• [Given task]:
Look through the material and copy each line holding "this".

• [Available data]:

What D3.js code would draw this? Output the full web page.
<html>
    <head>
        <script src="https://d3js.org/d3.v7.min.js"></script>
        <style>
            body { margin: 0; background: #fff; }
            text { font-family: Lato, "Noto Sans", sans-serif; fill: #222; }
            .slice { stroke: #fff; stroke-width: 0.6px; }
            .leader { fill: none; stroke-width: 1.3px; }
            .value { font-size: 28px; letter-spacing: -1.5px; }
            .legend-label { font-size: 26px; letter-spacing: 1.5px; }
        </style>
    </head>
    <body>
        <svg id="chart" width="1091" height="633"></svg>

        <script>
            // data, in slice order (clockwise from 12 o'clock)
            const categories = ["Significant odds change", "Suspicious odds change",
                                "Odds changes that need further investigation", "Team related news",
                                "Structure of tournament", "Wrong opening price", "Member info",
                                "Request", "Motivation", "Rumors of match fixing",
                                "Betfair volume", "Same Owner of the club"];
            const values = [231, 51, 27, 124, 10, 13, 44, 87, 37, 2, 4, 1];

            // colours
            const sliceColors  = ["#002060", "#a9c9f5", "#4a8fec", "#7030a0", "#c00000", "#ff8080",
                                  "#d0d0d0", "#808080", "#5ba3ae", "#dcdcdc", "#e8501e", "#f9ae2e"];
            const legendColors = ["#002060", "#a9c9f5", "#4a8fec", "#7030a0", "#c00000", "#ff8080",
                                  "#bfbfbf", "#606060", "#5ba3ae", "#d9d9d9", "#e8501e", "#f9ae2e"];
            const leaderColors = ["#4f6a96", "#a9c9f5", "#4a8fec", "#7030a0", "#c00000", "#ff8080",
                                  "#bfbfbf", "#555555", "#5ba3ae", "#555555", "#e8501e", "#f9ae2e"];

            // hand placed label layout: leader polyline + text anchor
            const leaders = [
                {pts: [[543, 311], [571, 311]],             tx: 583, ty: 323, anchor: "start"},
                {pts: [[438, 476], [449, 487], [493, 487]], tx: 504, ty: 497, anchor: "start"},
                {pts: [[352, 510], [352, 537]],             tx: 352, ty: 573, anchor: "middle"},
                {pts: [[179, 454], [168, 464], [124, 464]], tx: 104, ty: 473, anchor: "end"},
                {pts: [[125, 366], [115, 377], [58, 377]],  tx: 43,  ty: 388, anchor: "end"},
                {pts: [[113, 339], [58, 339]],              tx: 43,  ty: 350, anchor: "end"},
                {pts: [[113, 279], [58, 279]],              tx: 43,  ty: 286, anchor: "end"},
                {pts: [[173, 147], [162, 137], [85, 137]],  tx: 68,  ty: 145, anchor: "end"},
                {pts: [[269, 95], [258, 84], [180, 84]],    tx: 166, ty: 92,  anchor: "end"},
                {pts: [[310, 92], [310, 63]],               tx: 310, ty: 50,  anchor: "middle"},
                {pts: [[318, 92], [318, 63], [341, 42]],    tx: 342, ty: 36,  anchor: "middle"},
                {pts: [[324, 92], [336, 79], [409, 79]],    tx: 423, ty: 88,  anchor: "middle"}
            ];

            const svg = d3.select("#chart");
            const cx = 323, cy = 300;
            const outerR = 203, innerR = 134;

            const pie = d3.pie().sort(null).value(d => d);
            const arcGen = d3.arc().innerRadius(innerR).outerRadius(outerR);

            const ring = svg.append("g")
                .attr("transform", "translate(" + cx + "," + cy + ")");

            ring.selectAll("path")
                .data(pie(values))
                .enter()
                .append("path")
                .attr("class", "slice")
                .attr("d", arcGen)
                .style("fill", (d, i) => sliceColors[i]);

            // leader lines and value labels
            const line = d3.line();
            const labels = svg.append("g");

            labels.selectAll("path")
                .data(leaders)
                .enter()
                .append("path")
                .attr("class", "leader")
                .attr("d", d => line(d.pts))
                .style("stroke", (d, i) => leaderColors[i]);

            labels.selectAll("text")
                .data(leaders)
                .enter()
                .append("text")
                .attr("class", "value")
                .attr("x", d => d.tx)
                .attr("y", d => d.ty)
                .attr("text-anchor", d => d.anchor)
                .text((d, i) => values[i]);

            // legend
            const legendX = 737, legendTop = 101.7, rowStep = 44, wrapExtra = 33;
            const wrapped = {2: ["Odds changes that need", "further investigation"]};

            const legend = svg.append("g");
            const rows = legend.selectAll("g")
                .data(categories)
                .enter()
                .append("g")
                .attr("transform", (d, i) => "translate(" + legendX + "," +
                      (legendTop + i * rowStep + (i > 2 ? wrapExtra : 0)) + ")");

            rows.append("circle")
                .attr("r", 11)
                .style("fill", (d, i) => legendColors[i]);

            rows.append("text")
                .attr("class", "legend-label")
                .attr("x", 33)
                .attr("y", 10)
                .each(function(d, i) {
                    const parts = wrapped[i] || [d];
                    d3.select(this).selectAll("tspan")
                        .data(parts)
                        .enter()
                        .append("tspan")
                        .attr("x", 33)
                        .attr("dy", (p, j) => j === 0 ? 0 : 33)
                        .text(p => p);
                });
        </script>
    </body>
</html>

--

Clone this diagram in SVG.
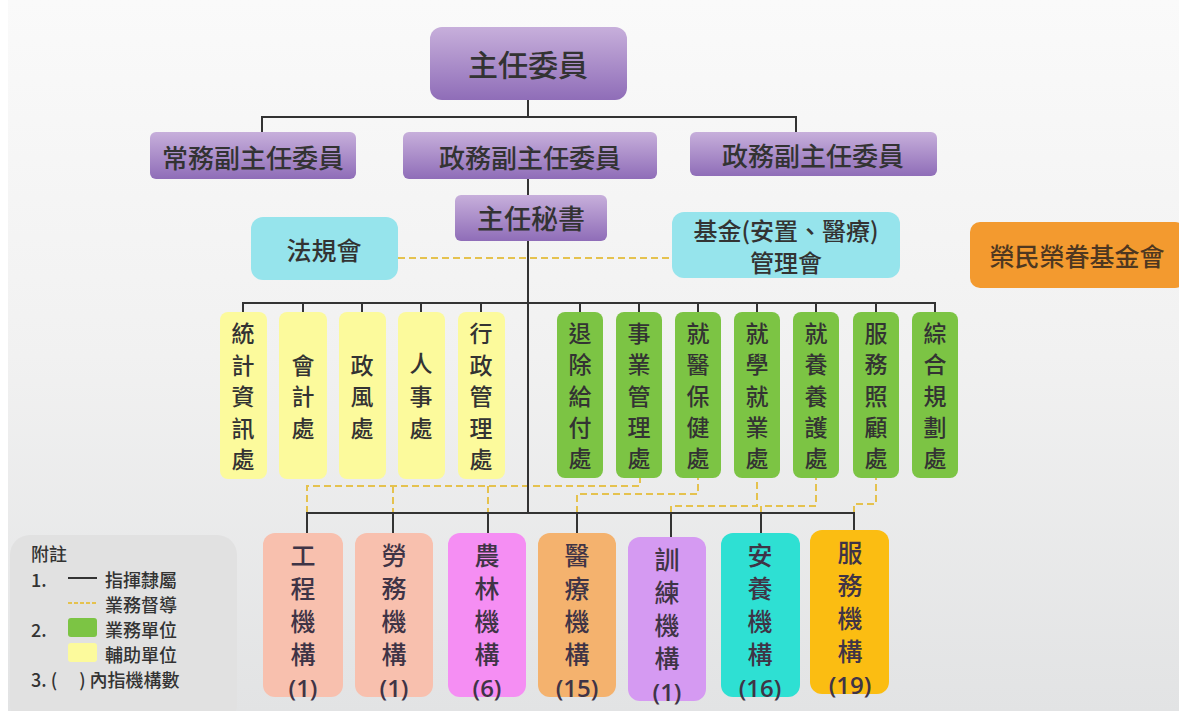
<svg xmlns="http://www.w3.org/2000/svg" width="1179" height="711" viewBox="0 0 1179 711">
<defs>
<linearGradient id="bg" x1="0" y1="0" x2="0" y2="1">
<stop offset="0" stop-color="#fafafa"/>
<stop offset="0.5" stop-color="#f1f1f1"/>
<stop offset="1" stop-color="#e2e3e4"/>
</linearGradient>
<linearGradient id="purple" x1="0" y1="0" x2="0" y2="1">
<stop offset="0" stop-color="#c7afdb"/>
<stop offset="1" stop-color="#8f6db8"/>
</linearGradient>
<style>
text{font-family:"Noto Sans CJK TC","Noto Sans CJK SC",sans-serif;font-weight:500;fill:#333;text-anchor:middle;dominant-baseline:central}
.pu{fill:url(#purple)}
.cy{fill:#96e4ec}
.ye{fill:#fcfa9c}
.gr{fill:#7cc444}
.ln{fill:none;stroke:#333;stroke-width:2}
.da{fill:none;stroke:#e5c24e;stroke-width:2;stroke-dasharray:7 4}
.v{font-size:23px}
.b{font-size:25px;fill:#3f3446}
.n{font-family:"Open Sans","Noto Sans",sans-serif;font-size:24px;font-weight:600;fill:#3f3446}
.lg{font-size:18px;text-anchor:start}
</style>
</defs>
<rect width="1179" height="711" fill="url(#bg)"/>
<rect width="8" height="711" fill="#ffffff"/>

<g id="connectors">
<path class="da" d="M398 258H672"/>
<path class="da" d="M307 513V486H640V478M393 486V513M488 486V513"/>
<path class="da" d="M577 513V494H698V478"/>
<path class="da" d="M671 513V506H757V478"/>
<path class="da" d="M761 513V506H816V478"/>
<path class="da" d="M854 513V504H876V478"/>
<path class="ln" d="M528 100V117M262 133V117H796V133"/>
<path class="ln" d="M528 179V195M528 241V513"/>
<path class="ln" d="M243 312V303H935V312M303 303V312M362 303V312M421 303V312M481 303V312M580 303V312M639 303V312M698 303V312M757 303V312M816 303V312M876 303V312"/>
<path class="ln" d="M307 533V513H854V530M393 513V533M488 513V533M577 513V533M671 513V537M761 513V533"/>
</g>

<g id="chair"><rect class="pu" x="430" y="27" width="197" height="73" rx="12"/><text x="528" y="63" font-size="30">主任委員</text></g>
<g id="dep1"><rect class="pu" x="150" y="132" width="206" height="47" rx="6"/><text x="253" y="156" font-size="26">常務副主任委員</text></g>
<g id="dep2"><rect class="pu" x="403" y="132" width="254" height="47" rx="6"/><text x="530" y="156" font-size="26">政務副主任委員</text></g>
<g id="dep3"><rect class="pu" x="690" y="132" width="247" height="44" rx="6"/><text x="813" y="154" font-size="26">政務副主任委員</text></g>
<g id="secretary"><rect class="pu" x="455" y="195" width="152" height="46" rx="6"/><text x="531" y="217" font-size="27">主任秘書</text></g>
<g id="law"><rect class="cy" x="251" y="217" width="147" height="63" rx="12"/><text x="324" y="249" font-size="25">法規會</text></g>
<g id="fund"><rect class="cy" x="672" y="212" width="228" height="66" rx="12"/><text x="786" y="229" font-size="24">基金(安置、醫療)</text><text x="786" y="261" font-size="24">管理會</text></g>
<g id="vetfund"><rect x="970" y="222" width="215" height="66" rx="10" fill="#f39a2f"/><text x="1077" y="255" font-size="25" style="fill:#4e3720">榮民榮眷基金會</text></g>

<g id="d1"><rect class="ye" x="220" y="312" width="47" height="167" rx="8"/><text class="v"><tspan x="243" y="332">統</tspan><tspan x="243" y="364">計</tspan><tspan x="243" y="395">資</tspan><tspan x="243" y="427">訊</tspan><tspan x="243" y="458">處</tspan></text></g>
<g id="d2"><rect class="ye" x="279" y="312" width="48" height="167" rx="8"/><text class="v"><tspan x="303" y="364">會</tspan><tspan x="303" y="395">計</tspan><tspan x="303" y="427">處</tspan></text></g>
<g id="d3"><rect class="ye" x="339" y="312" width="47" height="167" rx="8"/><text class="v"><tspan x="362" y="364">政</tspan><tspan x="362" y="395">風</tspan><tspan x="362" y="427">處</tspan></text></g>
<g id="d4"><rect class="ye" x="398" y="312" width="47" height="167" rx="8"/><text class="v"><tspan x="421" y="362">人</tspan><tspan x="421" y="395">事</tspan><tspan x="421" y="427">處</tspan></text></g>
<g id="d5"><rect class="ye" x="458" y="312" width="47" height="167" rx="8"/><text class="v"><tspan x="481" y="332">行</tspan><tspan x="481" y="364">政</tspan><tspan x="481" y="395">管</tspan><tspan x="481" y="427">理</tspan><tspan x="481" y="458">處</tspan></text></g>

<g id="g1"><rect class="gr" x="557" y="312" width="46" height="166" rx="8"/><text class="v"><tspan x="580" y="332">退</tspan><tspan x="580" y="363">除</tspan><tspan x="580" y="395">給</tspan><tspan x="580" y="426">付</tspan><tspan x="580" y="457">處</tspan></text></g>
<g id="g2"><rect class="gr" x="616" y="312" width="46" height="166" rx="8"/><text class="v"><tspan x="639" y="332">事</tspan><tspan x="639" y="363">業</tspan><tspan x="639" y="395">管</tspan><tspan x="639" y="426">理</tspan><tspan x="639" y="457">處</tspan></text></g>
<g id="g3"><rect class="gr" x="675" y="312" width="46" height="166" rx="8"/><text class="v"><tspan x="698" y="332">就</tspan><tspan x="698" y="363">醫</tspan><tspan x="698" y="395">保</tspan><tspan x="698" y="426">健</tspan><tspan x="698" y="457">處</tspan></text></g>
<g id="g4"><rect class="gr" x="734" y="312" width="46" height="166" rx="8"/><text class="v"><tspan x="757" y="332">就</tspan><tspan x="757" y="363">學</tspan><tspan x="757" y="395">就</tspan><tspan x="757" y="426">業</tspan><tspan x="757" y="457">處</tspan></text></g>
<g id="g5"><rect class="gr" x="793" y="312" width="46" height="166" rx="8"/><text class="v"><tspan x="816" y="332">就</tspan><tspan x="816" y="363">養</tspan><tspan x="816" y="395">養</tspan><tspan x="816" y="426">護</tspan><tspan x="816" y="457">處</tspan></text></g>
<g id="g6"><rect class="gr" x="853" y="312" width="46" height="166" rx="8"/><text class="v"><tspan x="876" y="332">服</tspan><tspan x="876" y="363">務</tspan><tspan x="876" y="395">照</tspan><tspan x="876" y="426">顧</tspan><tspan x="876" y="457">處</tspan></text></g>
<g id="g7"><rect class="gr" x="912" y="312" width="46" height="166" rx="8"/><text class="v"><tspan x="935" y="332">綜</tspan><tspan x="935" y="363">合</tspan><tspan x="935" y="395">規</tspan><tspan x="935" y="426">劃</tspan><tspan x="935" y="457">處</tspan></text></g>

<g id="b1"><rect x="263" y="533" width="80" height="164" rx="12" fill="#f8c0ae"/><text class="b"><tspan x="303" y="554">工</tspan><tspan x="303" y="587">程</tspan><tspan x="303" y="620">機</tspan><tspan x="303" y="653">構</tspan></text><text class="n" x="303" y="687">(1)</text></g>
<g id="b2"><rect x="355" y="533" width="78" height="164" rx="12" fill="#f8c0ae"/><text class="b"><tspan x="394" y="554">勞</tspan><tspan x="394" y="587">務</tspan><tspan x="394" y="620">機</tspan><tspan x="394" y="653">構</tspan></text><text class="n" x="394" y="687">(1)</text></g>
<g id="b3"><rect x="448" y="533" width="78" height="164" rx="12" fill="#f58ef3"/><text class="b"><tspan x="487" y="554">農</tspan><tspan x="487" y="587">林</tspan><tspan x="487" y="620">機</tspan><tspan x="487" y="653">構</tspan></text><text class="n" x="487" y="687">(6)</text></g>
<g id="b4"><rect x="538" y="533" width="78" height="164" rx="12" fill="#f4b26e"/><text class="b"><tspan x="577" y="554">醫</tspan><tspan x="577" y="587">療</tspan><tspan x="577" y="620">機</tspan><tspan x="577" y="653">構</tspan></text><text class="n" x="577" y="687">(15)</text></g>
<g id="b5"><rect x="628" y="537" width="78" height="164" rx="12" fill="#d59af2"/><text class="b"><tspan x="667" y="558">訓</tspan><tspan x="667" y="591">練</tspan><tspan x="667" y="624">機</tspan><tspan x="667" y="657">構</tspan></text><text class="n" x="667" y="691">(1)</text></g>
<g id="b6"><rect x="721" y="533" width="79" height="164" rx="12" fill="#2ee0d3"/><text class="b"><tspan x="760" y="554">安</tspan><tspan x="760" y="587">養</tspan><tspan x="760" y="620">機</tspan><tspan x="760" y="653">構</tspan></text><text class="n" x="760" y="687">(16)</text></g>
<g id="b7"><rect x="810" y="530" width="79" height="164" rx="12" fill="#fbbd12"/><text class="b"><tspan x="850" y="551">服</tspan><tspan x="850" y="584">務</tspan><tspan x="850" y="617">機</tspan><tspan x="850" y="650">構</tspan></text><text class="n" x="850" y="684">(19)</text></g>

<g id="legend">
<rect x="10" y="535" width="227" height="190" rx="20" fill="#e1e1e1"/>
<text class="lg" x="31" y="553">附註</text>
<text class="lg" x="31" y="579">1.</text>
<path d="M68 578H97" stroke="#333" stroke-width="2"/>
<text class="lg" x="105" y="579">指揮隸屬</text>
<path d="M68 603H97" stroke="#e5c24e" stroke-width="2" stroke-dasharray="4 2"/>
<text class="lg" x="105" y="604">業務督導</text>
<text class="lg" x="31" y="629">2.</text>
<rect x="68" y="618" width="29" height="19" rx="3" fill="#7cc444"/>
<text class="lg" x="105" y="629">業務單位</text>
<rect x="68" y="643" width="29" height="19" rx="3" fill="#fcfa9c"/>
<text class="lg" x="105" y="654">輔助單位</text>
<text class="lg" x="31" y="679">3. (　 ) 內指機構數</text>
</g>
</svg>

• [Response below]:
What D3.js code would draw this? Output the full web page.
                    d3.select(this).selectAll("tspan")
Clone this diagram in SVG.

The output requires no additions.